In anteprima assoluta in concorso all’82ª Mostra del Cinema di Venezia, verrà distribuito il 7 novembre su Netflix
Guillermo del Toro torna in concorso alla Mostra del cinema di Venezia con Frankenstein, uno dei progetti più attesi e personali della sua carriera. Rilegge, così, il capolavoro di Mary Shelley trasformandolo in un dramma gotico e intimo sull’identità e sull’umanità ferita, dove la paura lascia spazio all’empatia.
Ambientato tra i ghiacci artici e le ombre barocche del laboratorio di Victor Frankenstein, il film racconta il conflitto tra lo scienziato ossessionato dall’idea di superare i limiti della natura e la Creatura che ha dato alla luce: un essere imponente, fragile e assetato di riconoscimento. Del Toro esplora, così, alcuni dei temi a lui più cari: la paura del diverso, la paternità mancata, l’amore impossibile e l’arte di riconoscersi nell’altro.
Il regista messicano costruisce tre atti distinti – il prologo artico, la vicenda di Victor Frankenstein e lo sguardo della Creatura – che dialogano tra loro con equilibrio e simmetria. Le scenografie barocche, realizzate in gran parte fisicamente, sono un punto di forza: il laboratorio di Victor è un’opera d’arte visiva che conferma la capacità di del Toro di trasformare il fantastico in materia tangibile.
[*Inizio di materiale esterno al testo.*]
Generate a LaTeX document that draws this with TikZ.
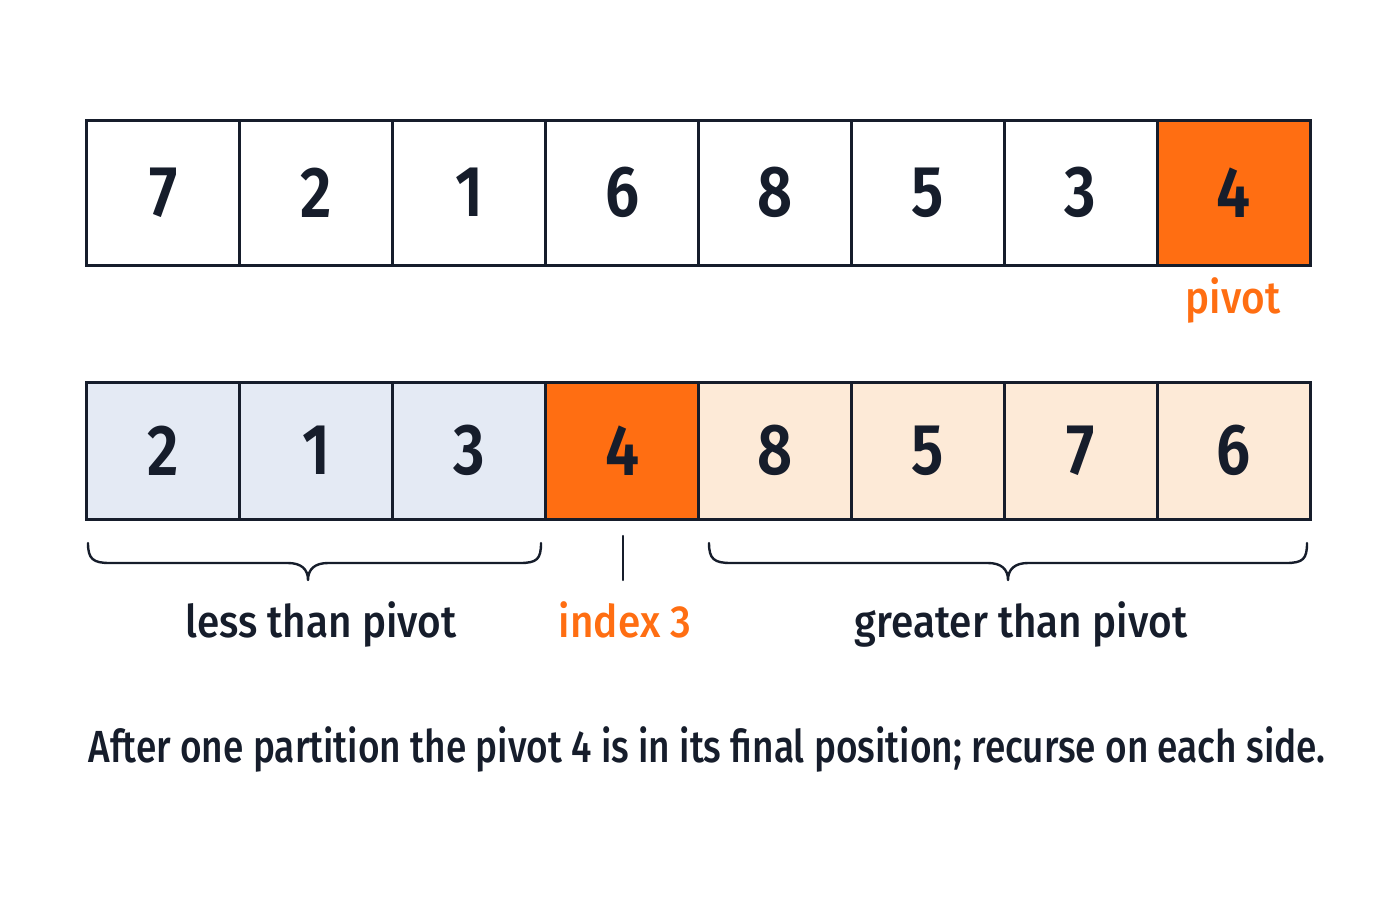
\documentclass[tikz,border=0pt]{standalone}
\usepackage{fontspec}
\setmainfont{Fira Sans}
\newfontfamily\numfont[FakeStretch=0.85]{Fira Sans SemiBold}
\newfontfamily\labfont[FakeStretch=0.90]{Fira Sans Medium}
\newfontfamily\capfont[FakeStretch=0.823]{Fira Sans Medium}
\definecolor{ink}{HTML}{161D2B}
\definecolor{orng}{HTML}{FF6E12}
\definecolor{lblue}{HTML}{E4EAF4}
\definecolor{peach}{HTML}{FDEAD7}
\tikzset{
  cell/.style={draw=ink, line width=1.5pt, minimum width=76.44pt, inner sep=0pt,
    font=\numfont\fontsize{36}{40}\selectfont, text=ink},
  toprow/.style={cell, minimum height=72.5pt},
  botrow/.style={cell, minimum height=68.5pt},
  lab/.style={font=\labfont\fontsize{22.5}{26}\selectfont, text=ink, anchor=base, inner sep=0pt},
  caplab/.style={lab, font=\capfont\fontsize{22.5}{26}\selectfont},
  brace/.style={draw=ink, line width=1.2pt, line cap=round, line join=round},
}
\begin{document}
\begin{tikzpicture}[x=0.5pt,y=-0.5pt]
\useasboundingbox (0,0) rectangle (1400,900);
% top row
\foreach \v [count=\i] in {7,2,1,6,8,5,3} {
  \node[toprow, fill=white] (t\i) at ({87+152.875*(\i-0.5)},192.5) {\v};
}
\node[toprow, fill=orng] (t8) at ({87+152.875*7.5},192.5) {4};
\node[lab, text=orng] (pivlab) at (1233,313) {pivot};
% bottom row
\foreach \v [count=\i] in {2,1,3} {
  \node[botrow, fill=lblue] (b\i) at ({87+152.875*(\i-0.5)},450.5) {\v};
}
\node[botrow, fill=orng] (b4) at ({87+152.875*3.5},450.5) {4};
\foreach \v [count=\i from 5] in {8,5,7,6} {
  \node[botrow, fill=peach] (b\i) at ({87+152.875*(\i-0.5)},450.5) {\v};
}
% braces
\draw[brace] (88,543) .. controls (88,559) and (93,563) .. (110,563)
  -- (288,563) .. controls (301,563) and (308,569) .. (308,580)
  .. controls (308,569) and (315,563) .. (328,563)
  -- (520,563) .. controls (537,563) and (541,559) .. (541,543);
\coordinate (tickt) at (623,536);
\coordinate (tickb) at (623,580);
\draw[brace] (tickt) -- (tickb);
\draw[brace] (709,543) .. controls (709,559) and (714,563) .. (731,563)
  -- (988,563) .. controls (1001,563) and (1008,569) .. (1008,580)
  .. controls (1008,569) and (1015,563) .. (1028,563)
  -- (1286,563) .. controls (1303,563) and (1307,559) .. (1307,543);
% labels
\node[lab] (less) at (321,637) {less than pivot};
\node[lab, text=orng] (idx) at (625,637) {index 3};
\node[lab] (greater) at (1021,637) {greater than pivot};
\node[caplab] (caption) at (707,762) {After one partition the pivot 4 is in its final position; recurse on each side.};
\end{tikzpicture}
\end{document}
Jacob Elordi, imponente e vulnerabile allo stesso tempo, restituisce al Mostro una dignità che il cinema gli aveva spesso sottratto: non è un automa che incute paura, ma un’anima che reclama ascolto. Oscar Isaac, al contrario, porta sullo schermo un Victor Frankenstein teatrale, febbrile, quasi intrappolato nello stereotipo del genio maledetto. La musica di Alexandre Desplat accompagna come un respiro, come il battito che ricorda che dietro le cicatrici pulsa sempre la vita.
Frankenstein è una riflessione poetica e visiva sul bisogno universale di amore e perdono; un’opera non perfetta – a tratti indulge troppo nella sua estetica, a volte inciampa nei suoi stessi simboli – ma che proprio come il suo protagonista, trova forza nelle sue imperfezioni. E, in mezzo a tanta potenza visiva, non è l’estetica a rimanere incollata allo spettatore, ma l’umanità spezzata che si agita sotto la pelle della Creatura.